→ **MATERIAL SUPPLIED**:
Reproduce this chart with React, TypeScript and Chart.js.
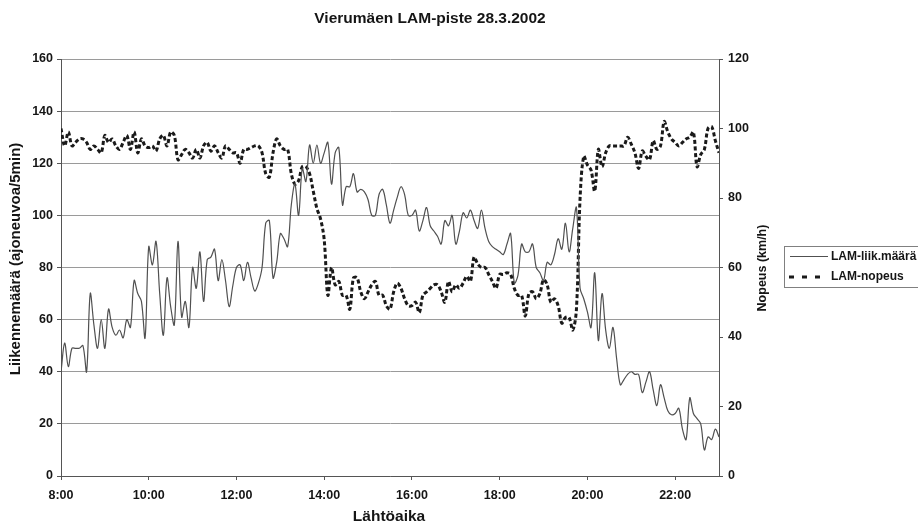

--

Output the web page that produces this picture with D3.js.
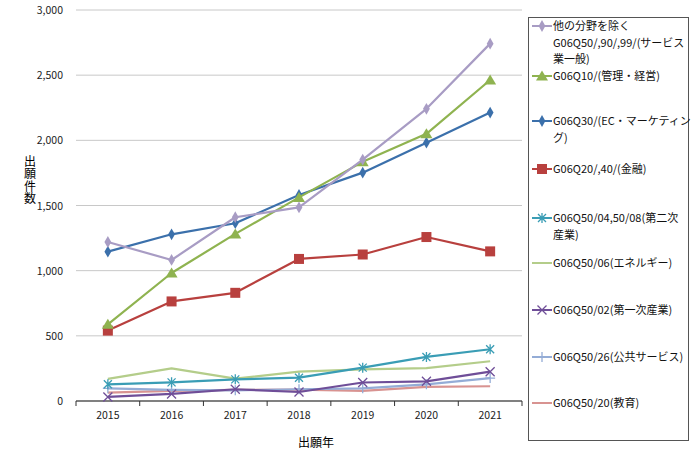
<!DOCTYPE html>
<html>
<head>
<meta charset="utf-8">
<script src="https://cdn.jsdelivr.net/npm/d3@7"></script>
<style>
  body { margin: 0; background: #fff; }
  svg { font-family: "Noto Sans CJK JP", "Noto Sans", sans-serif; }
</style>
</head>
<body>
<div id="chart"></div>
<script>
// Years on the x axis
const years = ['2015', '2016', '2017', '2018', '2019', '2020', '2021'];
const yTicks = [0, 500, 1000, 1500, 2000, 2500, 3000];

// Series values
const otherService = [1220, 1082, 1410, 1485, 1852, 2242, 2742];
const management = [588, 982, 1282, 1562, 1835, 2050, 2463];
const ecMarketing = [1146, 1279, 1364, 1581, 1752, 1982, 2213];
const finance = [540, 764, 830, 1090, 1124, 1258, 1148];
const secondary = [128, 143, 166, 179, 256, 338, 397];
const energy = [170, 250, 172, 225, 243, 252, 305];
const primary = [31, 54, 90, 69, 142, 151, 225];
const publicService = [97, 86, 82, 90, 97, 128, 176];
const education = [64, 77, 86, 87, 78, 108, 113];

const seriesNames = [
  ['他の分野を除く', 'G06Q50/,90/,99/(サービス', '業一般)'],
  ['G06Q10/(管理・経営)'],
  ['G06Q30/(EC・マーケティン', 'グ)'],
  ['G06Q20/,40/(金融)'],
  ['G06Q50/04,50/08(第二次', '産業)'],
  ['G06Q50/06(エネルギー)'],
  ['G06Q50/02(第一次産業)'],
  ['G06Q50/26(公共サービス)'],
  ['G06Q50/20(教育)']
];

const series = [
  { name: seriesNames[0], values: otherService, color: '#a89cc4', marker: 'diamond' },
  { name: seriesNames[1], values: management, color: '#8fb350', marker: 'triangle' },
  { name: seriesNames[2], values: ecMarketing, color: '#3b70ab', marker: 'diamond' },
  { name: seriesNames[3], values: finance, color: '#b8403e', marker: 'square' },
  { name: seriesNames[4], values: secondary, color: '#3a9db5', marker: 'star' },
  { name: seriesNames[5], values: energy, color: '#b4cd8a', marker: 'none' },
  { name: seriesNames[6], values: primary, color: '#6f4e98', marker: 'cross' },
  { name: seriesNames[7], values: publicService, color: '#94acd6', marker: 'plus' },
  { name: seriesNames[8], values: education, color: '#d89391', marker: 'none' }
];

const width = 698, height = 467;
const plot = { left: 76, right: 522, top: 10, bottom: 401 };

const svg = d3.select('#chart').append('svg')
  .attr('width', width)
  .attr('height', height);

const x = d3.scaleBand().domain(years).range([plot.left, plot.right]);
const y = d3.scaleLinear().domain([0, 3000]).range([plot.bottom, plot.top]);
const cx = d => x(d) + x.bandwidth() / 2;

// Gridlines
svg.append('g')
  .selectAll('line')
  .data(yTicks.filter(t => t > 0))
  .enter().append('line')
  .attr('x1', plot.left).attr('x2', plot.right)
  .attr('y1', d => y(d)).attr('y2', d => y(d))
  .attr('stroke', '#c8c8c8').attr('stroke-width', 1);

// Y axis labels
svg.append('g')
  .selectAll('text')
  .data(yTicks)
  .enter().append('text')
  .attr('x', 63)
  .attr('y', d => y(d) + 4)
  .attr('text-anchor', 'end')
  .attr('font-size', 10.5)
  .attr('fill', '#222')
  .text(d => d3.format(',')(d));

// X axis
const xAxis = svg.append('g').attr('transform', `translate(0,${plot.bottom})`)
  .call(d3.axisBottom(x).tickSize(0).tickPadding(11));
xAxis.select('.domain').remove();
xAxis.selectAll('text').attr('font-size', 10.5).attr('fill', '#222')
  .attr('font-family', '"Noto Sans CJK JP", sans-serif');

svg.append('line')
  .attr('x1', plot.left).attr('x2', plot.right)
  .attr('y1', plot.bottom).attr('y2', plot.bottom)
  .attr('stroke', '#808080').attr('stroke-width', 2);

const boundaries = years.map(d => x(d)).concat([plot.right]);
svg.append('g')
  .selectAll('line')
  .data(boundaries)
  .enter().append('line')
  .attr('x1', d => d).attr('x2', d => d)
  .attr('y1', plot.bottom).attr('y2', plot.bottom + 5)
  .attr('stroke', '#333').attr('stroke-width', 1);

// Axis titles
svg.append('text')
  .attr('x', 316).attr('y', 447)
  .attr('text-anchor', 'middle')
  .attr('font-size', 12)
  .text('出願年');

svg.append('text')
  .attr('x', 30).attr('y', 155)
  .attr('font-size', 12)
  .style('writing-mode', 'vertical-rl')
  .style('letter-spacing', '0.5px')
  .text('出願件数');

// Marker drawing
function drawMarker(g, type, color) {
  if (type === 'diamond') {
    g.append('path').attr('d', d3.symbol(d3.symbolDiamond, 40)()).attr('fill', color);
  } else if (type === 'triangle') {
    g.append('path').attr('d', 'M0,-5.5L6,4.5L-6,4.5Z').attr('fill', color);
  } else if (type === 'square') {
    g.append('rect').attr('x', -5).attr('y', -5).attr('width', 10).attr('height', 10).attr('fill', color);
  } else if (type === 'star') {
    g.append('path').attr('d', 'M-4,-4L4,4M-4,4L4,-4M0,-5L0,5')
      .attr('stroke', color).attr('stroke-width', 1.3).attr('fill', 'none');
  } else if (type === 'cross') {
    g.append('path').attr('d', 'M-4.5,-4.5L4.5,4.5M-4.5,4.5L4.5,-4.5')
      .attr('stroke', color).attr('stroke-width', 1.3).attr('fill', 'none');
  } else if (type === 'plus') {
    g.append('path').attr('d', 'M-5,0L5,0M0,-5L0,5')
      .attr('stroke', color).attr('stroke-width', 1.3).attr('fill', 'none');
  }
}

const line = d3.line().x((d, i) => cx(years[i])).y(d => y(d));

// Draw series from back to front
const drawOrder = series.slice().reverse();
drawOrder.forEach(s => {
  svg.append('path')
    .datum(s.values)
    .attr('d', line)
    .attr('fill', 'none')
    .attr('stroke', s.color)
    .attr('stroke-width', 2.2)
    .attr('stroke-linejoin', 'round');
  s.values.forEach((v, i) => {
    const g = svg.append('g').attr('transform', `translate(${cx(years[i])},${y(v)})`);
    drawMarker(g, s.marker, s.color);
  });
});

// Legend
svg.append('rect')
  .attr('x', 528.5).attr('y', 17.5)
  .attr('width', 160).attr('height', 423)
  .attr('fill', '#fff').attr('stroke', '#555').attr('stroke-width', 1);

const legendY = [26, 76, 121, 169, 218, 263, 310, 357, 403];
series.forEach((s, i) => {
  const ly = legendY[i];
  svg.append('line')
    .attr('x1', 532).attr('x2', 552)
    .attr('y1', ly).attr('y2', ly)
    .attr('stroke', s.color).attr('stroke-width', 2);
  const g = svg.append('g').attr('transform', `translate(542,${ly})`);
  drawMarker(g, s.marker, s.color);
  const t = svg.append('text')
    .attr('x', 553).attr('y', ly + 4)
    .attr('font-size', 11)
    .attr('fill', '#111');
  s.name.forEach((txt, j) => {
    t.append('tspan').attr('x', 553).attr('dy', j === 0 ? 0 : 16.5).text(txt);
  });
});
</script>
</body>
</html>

→ **SHORT EXERCISE**:
Include both the line containing "Output the web" and the line containing "const yTicks = [0, 500, 1000, 1500, 2000, 2500, 3000];" when you write out everything between them, exactly. Leave the pictures out.

→ **COMPLETE OUTPUT**:
Output the web page that produces this picture with D3.js.
<!DOCTYPE html>
<html>
<head>
<meta charset="utf-8">
<script src="https://cdn.jsdelivr.net/npm/d3@7"></script>
<style>
  body { margin: 0; background: #fff; }
  svg { font-family: "Noto Sans CJK JP", "Noto Sans", sans-serif; }
</style>
</head>
<body>
<div id="chart"></div>
<script>
// Years on the x axis
const years = ['2015', '2016', '2017', '2018', '2019', '2020', '2021'];
const yTicks = [0, 500, 1000, 1500, 2000, 2500, 3000];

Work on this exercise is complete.